Glenmorangie is a Highland distillery situated in Tain.  For some interesting reading, do some research on the 16 men of Tain.  I can’t do all of your homework here, so go have some fun.  Think Highlander.  Anyway…the distillery boasts the tallest stills in Scotland.  If you are not too familiar with stills (either having read the articles here on Liquorature or elsewhere), let me explain what this means.  As the spirit condenses in the stills it travels up and out the lyne arm.  The extra height in Glenmorangie’s stills ensures that much of the distillate runs back down before exiting the lyne arm.  This is known as reflux, and means that said spirit will benefit from longer distillation, giving us a more pure spirit.

Generally this means that the end product will be lighter and smoother.  This is most certainly the case with Glenmorangie.

Historically this whisky has often been considered as an entry level malt.  Though I understand why it is a great gateway, the negative connotations associated with this are unfair and unwarranted.  The Glenmorangie Original is my ’house’ bottle at the moment.  One I find myself going back to often, and consequently have just opened my second bottle of the year.

This is truly an easy drinking whisky.  It is a beautifully balanced dram that is complimentary to any situation and any drinker.  Great for breaking in the novice or for those with a somewhat more refined palate.  I find I most enjoy this early in the evening or before dinner.  There is no specific note that leaps out as a dominant flavor, but hints of fruit, oak and mild spice vie for the senses, both nose and taste.  It is creamy and syrupy across the tongue, with a thin to medium body.  It is full of sweetness and warmth which make up for any lack of density.

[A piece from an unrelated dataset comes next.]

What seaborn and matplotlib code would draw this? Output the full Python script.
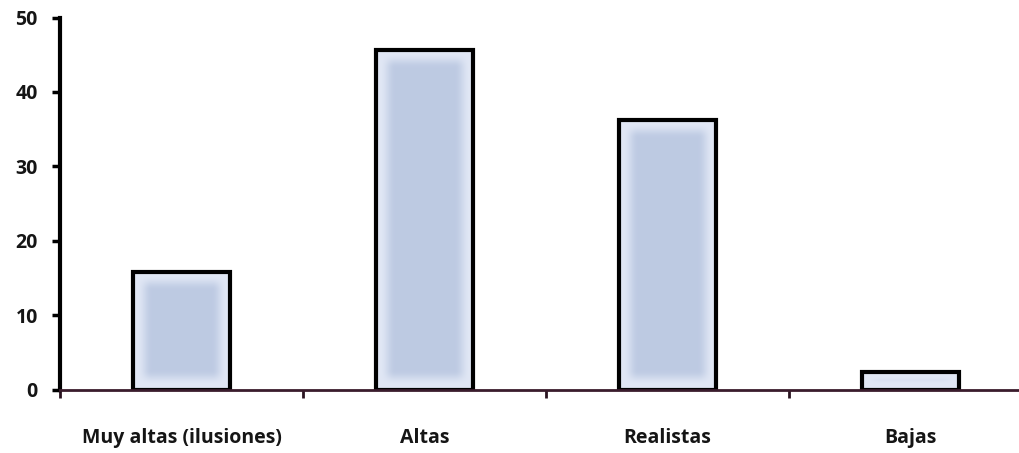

There is a subtleness here that belies the depth of this whisky.  Spend some time with it.  I find dissection of this one to be a little difficult to be honest.  Enjoy it as the sum of its parts.  We don’t always need to know how the motor works to enjoy the ride.

My harshest criticism would be that the finish here doesn’t linger as long as I would hope for, but I suppose that means one need sip a little more frequently .  There is a bit of heat that comes along towards the latter part of development, but when it fades…it’s gone.

I should note that this is the 10 y.o.  It has since been re-branded as ‘Original’.


A final note from the reviewer:

Please, folks…if you take anything form this site, these whisky reviews or any of my thoughts or opinions here…let it be this:

Let your nose and palate guide you.  Do not be fooled by packaging, marketing, age, abv, or anything other than what your senses tell you.

I have conceded many time that I have a preference for cask strength whiskies which are neither colored nor chill-filtered.  These are personal preferences, but in no way stop me from enjoying a great whisky that doesn’t fit this profile.

There are countless whiskies on the market that fit into the branded mold.  They are bottled around 40-43%, tend to have E150a coloring added, and are chill-filtered to ensure clarity and consistency.  This allows for simplicity in marketing and a level of consistency otherwise lacking.

Do not EVER discount these whiskies without trying them.